Forty years after the US-backed military coup that brought General Augusto Pinochet to power in Chile, the truth about the sordid abuses and crimes that took place during his dictatorship are still emerging.
The mountains of Patagonia in southern Chile witnessed a particularly bizarre chapter of the Pinochet era; one that is still claiming victims today.
In 1961, a former Nazi officer called Paul Schaefer fled Germany, along with hundreds of others, to found a sect in southern Chile. In an idyllic rural enclave framed by the Andes Mountains he created a virtual state within a state - one where horrifying events unfolded.
Initially with the ignorance of the government, and then with the complicity of the Pinochet regime, children were separated from their parents at birth and raised in a Kinder House. Men and women were kept apart and often drugged, while Schaefer systematically sexually abused boys and, occasionally, girls.
But it was not only the residents of Colonia Dignidad, or the Dignity Colony, that endured such brutalities.

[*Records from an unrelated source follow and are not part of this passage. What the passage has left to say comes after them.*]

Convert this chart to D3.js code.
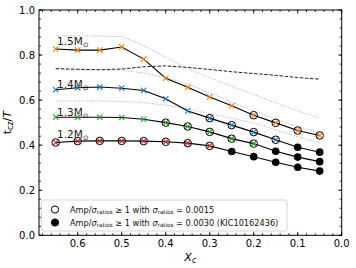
<!DOCTYPE html>
<html><head><meta charset="utf-8">
<script src="https://cdn.jsdelivr.net/npm/d3@7"></script>
<style>body{margin:0;background:#fff}svg{display:block}text{font-family:"DejaVu Sans",sans-serif}</style>
</head><body><svg id="c" width="356" height="268"></svg>
<script>
const xc = [0.65,0.6,0.55,0.5,0.45,0.4,0.35,0.3,0.25,0.2,0.15,0.1,0.05];
const m15 = [0.827,0.822,0.822,0.836,0.782,0.697,0.657,0.614,0.575,0.533,0.499,0.465,0.443];
const m14 = [0.646,0.655,0.658,0.653,0.643,0.606,0.552,0.520,0.489,0.458,0.424,0.391,0.369];
const m13 = [0.524,0.524,0.524,0.523,0.515,0.500,0.483,0.459,0.429,0.407,0.373,0.347,0.327];
const m12 = [0.412,0.418,0.419,0.419,0.418,0.415,0.409,0.397,0.372,0.349,0.324,0.302,0.285];
// marker type per point: x = cross, o = open circle + cross, f = filled black
const k15 = "xxxxxxxxxoooo";
const k14 = "xxxxxxxooooff";
const k13 = "xxxxxooooofff";
const k12 = "oooooooofffff";
const dashRef = [0.740,0.737,0.735,0.738,0.748,0.752,0.745,0.736,0.726,0.718,0.710,0.700,0.693];
const dot1 = [0.885,0.885,0.884,0.882,0.842,0.790,0.740,0.700,0.662,0.625,0.588,0.552,0.520];
const dot2 = [0.735,0.734,0.733,0.733,0.720,0.700,0.672,0.632,0.592,0.552,0.515,0.482,0.455];
const dot3 = [0.596,0.596,0.596,0.594,0.589,0.578,0.560,0.540,0.520,0.498,0.468,0.438,0.410];
const massLabels = ["1.5","1.4","1.3","1.2"];
const labelY = [0.845,0.655,0.53,0.43];
const colors = ["#ff7f0e","#1f77b4","#2ca02c","#d62728"];
const xTicks = [0.6,0.5,0.4,0.3,0.2,0.1,0.0];
const yTicks = [0.0,0.2,0.4,0.6,0.8,1.0];
const legendLabels = ["0.0015","0.0030 (KIC10162436)"];

const svg = d3.select("#c");
const L=39, R=341.7, T=10, B=235.3;
const x = d3.scaleLinear().domain([0.688,0]).range([L,R]);
const y = d3.scaleLinear().domain([0,1]).range([B,T]);

const line = d3.line().x((d,i)=>x(xc[i])).y(d=>y(d));
[dot1,dot2,dot3].forEach(s=>{
  svg.append("path").attr("d",line(s)).attr("fill","none").attr("stroke","#aaa").attr("stroke-width",1).attr("stroke-dasharray","1,1.6");
});
svg.append("path").attr("d",line(dashRef)).attr("fill","none").attr("stroke","#222").attr("stroke-width",1).attr("stroke-dasharray","3.5,1.6");

const series=[m15,m14,m13,m12], kinds=[k15,k14,k13,k12];
series.forEach((s,si)=>{
  svg.append("path").attr("d",line(s)).attr("fill","none").attr("stroke","#000").attr("stroke-width",1.1);
});
function cross(g,cx,cy,col,r){
  g.append("path").attr("d",`M${cx-r},${cy-r}L${cx+r},${cy+r}M${cx-r},${cy+r}L${cx+r},${cy-r}`).attr("stroke",col).attr("stroke-width",1.1);
}
series.forEach((s,si)=>{
  const g=svg.append("g");
  s.forEach((v,i)=>{
    const cx=x(xc[i]), cy=y(v), k=kinds[si][i];
    if(k==="f"){ g.append("circle").attr("cx",cx).attr("cy",cy).attr("r",3.8).attr("fill","#000"); }
    else if(k==="o"){ g.append("circle").attr("cx",cx).attr("cy",cy).attr("r",3.8).attr("fill","none").attr("stroke","#000").attr("stroke-width",1); cross(g,cx,cy,colors[si],2.4); }
    else cross(g,cx,cy,colors[si],2.7);
  });
});

massLabels.forEach((m,i)=>{
  const t=svg.append("text").attr("x",57).attr("y",y(labelY[i])).attr("font-size",10.5).attr("fill","#222");
  t.append("tspan").text(m+"M");
  t.append("tspan").attr("font-size",7).attr("dy",2).text("\u2299");
});

svg.append("rect").attr("x",L).attr("y",T).attr("width",R-L).attr("height",B-T).attr("fill","none").attr("stroke","#000").attr("stroke-width",1);
const xMinor=d3.range(0,0.69,0.02), yMinor=d3.range(0,1.001,0.04);
const tg=svg.append("g").attr("stroke","#000").attr("stroke-width",0.8);
xMinor.forEach(v=>{const p=x(v);tg.append("line").attr("x1",p).attr("x2",p).attr("y1",B).attr("y2",B-2);tg.append("line").attr("x1",p).attr("x2",p).attr("y1",T).attr("y2",T+2);});
yMinor.forEach(v=>{const p=y(v);tg.append("line").attr("y1",p).attr("y2",p).attr("x1",L).attr("x2",L+2);tg.append("line").attr("y1",p).attr("y2",p).attr("x1",R).attr("x2",R-2);});
xTicks.forEach(v=>{const p=x(v);tg.append("line").attr("x1",p).attr("x2",p).attr("y1",B).attr("y2",B-3.5);tg.append("line").attr("x1",p).attr("x2",p).attr("y1",T).attr("y2",T+3.5);
  svg.append("text").attr("x",p).attr("y",B+12).attr("text-anchor","middle").attr("font-size",10).text(d3.format(".1f")(v));});
yTicks.forEach(v=>{const p=y(v);tg.append("line").attr("y1",p).attr("y2",p).attr("x1",L).attr("x2",L+3.5);tg.append("line").attr("y1",p).attr("y2",p).attr("x1",R).attr("x2",R-3.5);
  svg.append("text").attr("x",L-4).attr("y",p+3.6).attr("text-anchor","end").attr("font-size",10).text(d3.format(".1f")(v));});

const xl=svg.append("text").attr("x",(L+R)/2).attr("y",261).attr("text-anchor","middle").attr("font-size",11).attr("font-style","italic");
xl.append("tspan").text("X");xl.append("tspan").attr("font-size",8).attr("dy",2).text("c");
const yl=svg.append("text").attr("transform",`translate(11,${(T+B)/2}) rotate(-90)`).attr("text-anchor","middle").attr("font-size",11);
yl.append("tspan").text("t");yl.append("tspan").attr("font-size",8).attr("dy",2).text("cz");yl.append("tspan").attr("dy",-2).text("/");yl.append("tspan").attr("font-style","italic").text("T");

const lg=svg.append("g");
lg.append("rect").attr("x",41.5).attr("y",200).attr("width",245.5).attr("height",31).attr("rx",2).attr("fill","#fff").attr("fill-opacity",0.8).attr("stroke","#ccc").attr("stroke-width",0.8);
legendLabels.forEach((lab,i)=>{
  const cy=209.5+i*13;
  lg.append("circle").attr("cx",55).attr("cy",cy).attr("r",3.6).attr("fill",i? "#000":"#fff").attr("stroke","#000").attr("stroke-width",1);
  const t=lg.append("text").attr("x",70).attr("y",cy+3).attr("font-size",8.2).attr("fill","#111");
  t.append("tspan").text("Amp/");
  t.append("tspan").attr("font-style","italic").text("\u03c3");
  t.append("tspan").attr("font-size",5.6).attr("dy",1.5).text("ratios");
  t.append("tspan").attr("dy",-1.5).text(" \u2265 1 with ");
  t.append("tspan").attr("font-style","italic").text("\u03c3");
  t.append("tspan").attr("font-size",5.6).attr("dy",1.5).text("ratios");
  t.append("tspan").attr("dy",-1.5).text(" = "+lab);
});
</script></body></html>
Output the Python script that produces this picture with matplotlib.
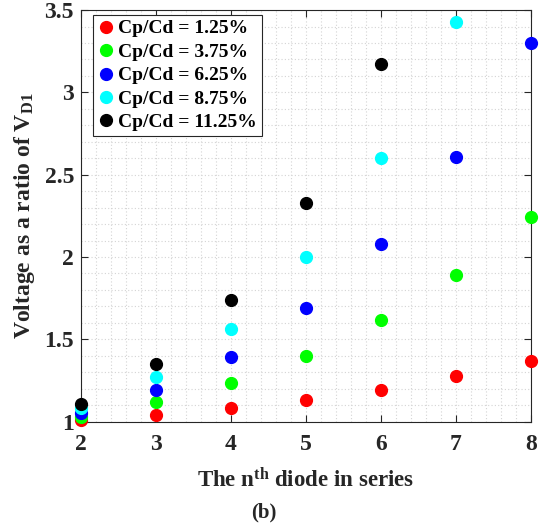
import matplotlib
matplotlib.use("Agg")
import matplotlib.pyplot as plt
from matplotlib.ticker import MultipleLocator

plt.rcParams['font.family'] = ['Liberation Serif', 'DejaVu Serif']
plt.rcParams['font.weight'] = 'bold'
plt.rcParams['axes.labelweight'] = 'bold'
plt.rcParams['mathtext.fontset'] = 'custom'
plt.rcParams['mathtext.rm'] = 'Liberation Serif:bold'
plt.rcParams['mathtext.bf'] = 'Liberation Serif:bold'
plt.rcParams['mathtext.it'] = 'Liberation Serif:bold:italic'

# data
n_diode = [2, 3, 4, 5, 6, 7, 8]
labels = ['Cp/Cd = 1.25%', 'Cp/Cd = 3.75%', 'Cp/Cd = 6.25%',
          'Cp/Cd = 8.75%', 'Cp/Cd = 11.25%']
colors = ['#ff0000', '#00ff00', '#0000ff', '#00ffff', '#000000']
r1 = [1.01, 1.04, 1.08, 1.13, 1.19, 1.28, 1.37]
r2 = [1.03, 1.12, 1.235, 1.40, 1.62, 1.89, 2.24]
r3 = [1.05, 1.195, 1.395, 1.69, 2.08, 2.61, 3.30]
r4 = [1.08, 1.27, 1.565, 2.00, 2.60, 3.43]
r5 = [1.11, 1.35, 1.74, 2.33, 3.17]
series = [r1, r2, r3, r4, r5]

fig = plt.figure(figsize=(5.52, 5.29), dpi=100)
ax = fig.add_axes([0.1467, 0.203, 0.8153, 0.778])

for vals, c, lab in zip(series, colors, labels):
    ax.plot(n_diode[:len(vals)], vals, 'o', color=c, markersize=8.5,
            label=lab, clip_on=False, zorder=3)

ax.set_xlim(2, 8)
ax.set_ylim(1, 3.5)
ax.xaxis.set_major_locator(MultipleLocator(1))
ax.xaxis.set_minor_locator(MultipleLocator(0.2))
ax.yaxis.set_major_locator(MultipleLocator(0.5))
ax.yaxis.set_minor_locator(MultipleLocator(0.1))
ax.set_yticks([1, 1.5, 2, 2.5, 3, 3.5])
ax.set_yticklabels(['1', '1.5', '2', '2.5', '3', '3.5'])

# minor dotted grid, light gray
ax.grid(which='both', linestyle=(0, (1, 2)), color='#d4d4d4', linewidth=0.8)
ax.set_axisbelow(True)
ax.tick_params(which='major', direction='in', top=True, right=True,
               length=5, width=0.8, colors='#262626', labelsize=17, pad=5)
ax.tick_params(axis='x', which='major', pad=9)
ax.tick_params(which='minor', length=0)
for s in ax.spines.values():
    s.set_color('#262626')
    s.set_linewidth(0.8)

ax.set_xlabel(r'The n$^{\mathrm{th}}$ diode in series', fontsize=16.5,
              color='#262626', labelpad=9)
ax.set_ylabel(r'Voltage as a ratio of V$_{\mathrm{D1}}$', fontsize=17,
              color='#262626', labelpad=5)

leg = ax.legend(loc='upper left', fontsize=14, handletextpad=0.25,
                handlelength=0.8, borderpad=0.25, labelspacing=0.3,
                borderaxespad=0, fancybox=False, framealpha=1,
                edgecolor='#262626', bbox_to_anchor=(0.027, 0.988))
leg.get_frame().set_linewidth(0.8)

fig.text(0.478, 0.032, '(b)', ha='center', va='center', fontsize=15,
         fontweight='bold', color='#262626')

fig.savefig('out.png', dpi=100)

The secluded Colony, set on a huge estate featuring forests, mountains and rivers and enclosed by electrified barbed wire fences and look-out posts manned by armed guards, was the perfect place for the interrogation, torture and disposal of anyone Pinochet considered to be an enemy.
It also served as a haven for Nazi fugitives - such as Walter Rauff, the inventor of the portable gas chamber, and Joseph Mengele, the so-called 'Angel of Death' - who were permitted to hide out there in exchange for overseeing sophisticated forms of torture.
All of this took place with the full knowledge of the Pinochet regime, whose notorious intelligence chief, General Manuel Contreras, would often visit the site.
In The Colony: Chile's dark past uncovered, the truth about what took place inside the Colony is revealed through the story of Winfried Hempel. Now 35, Hempel was born into the Colony and raised there without any knowledge of who his parents were. When he first left its grounds, he was 20 years old, spoke no Spanish, had no notion of the country in which he lived and had never seen a television, computer or mobile phone.
Although he initially struggled to adapt to the world beyond Colonia Dignidad, he gradually learned to speak Spanish, received his high school certificate and eventually qualified as a lawyer.
Al Jazeera's Lucia Newman has followed the story of the Colonia Dignidad since 1996 - at one point even being turned away from the site at gunpoint. As a Chilean, she wants to expose the crimes that took place there - crimes that her country was not only complicit in, but an active participant to.